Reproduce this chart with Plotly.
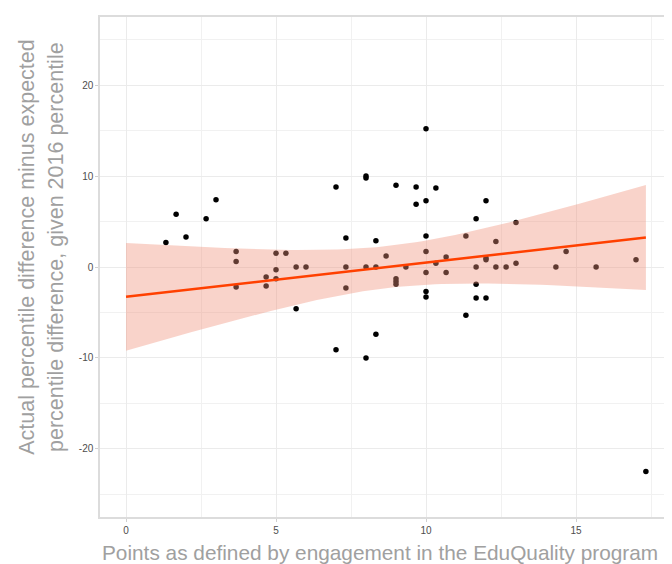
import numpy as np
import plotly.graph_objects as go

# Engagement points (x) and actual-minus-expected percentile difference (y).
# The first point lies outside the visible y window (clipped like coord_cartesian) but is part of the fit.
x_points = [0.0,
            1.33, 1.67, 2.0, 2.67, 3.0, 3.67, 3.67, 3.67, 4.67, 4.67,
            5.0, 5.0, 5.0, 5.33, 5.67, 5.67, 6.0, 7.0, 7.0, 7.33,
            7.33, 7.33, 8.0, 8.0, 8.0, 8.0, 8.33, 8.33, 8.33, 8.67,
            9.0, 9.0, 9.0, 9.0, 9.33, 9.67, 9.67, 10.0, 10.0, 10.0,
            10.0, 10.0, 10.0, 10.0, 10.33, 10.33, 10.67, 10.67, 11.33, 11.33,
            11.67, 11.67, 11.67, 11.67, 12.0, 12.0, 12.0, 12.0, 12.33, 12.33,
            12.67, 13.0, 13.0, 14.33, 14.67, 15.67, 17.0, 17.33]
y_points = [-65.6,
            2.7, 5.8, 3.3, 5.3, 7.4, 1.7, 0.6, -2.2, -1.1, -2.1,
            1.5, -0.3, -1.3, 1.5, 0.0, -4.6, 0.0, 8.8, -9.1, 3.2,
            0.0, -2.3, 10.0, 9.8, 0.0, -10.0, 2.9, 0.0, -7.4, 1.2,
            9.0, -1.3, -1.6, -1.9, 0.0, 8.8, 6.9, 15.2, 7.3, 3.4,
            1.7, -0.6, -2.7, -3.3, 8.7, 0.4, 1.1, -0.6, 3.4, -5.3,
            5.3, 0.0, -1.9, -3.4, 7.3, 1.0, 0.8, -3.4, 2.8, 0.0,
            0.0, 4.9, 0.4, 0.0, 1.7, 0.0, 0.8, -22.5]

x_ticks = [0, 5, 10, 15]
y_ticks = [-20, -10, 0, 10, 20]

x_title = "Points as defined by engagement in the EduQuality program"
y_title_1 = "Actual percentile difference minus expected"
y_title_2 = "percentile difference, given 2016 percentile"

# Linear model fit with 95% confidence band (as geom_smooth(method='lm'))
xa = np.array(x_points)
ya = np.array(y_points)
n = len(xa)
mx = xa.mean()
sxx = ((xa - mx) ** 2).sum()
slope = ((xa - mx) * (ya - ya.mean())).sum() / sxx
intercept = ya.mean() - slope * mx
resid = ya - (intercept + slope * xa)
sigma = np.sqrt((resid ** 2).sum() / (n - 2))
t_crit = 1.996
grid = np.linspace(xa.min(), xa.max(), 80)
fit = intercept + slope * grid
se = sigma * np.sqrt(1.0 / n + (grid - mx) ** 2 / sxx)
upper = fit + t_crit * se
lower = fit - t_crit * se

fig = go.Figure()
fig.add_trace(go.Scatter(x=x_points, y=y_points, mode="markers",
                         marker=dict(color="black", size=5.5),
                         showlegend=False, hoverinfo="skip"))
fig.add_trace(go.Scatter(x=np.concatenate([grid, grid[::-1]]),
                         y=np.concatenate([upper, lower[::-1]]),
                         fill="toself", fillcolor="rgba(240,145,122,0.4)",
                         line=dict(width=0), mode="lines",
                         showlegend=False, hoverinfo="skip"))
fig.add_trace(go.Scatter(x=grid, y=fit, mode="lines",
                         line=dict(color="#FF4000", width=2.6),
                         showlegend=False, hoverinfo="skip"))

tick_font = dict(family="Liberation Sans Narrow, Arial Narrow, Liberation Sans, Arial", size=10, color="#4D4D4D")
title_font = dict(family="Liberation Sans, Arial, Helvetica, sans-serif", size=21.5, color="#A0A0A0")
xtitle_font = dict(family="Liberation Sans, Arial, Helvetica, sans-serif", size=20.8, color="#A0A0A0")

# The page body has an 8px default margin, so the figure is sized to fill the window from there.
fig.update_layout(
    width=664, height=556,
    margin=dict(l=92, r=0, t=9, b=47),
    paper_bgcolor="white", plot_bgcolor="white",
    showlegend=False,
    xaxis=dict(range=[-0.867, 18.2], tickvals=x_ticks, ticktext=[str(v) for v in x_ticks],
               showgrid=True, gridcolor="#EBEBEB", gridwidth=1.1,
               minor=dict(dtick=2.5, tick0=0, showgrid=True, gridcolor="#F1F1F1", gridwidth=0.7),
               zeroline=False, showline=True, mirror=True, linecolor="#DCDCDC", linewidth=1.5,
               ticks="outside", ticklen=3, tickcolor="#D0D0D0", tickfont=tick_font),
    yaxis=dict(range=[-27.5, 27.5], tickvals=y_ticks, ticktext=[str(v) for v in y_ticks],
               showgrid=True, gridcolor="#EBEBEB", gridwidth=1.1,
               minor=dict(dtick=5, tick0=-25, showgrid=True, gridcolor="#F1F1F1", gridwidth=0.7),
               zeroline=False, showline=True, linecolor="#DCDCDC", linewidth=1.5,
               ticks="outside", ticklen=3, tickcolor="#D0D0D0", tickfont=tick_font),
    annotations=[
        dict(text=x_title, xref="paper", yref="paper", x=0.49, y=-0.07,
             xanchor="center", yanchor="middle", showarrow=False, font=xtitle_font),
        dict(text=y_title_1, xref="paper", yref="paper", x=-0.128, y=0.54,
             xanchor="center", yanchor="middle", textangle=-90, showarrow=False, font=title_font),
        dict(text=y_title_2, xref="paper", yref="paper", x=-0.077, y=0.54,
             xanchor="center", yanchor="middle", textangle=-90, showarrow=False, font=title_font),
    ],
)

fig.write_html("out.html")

* * *

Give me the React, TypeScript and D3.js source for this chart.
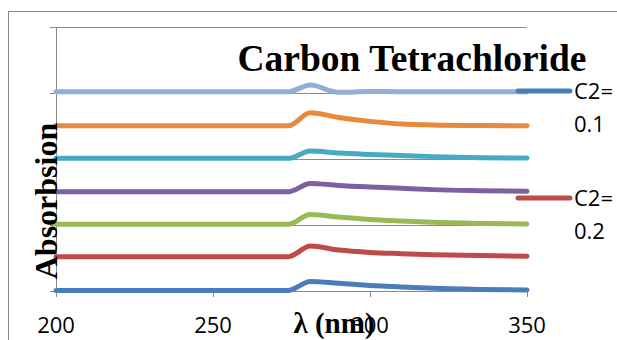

- Exercise aim
Only the lines from the one containing "Reproduce this chart with Plotly." down to the one containing "import plotly.graph_objects as go" should be copied, exactly and with both ends kept. Drop the pictures.

- Output for this task
Reproduce this chart with Plotly.
import numpy as np
import plotly.graph_objects as go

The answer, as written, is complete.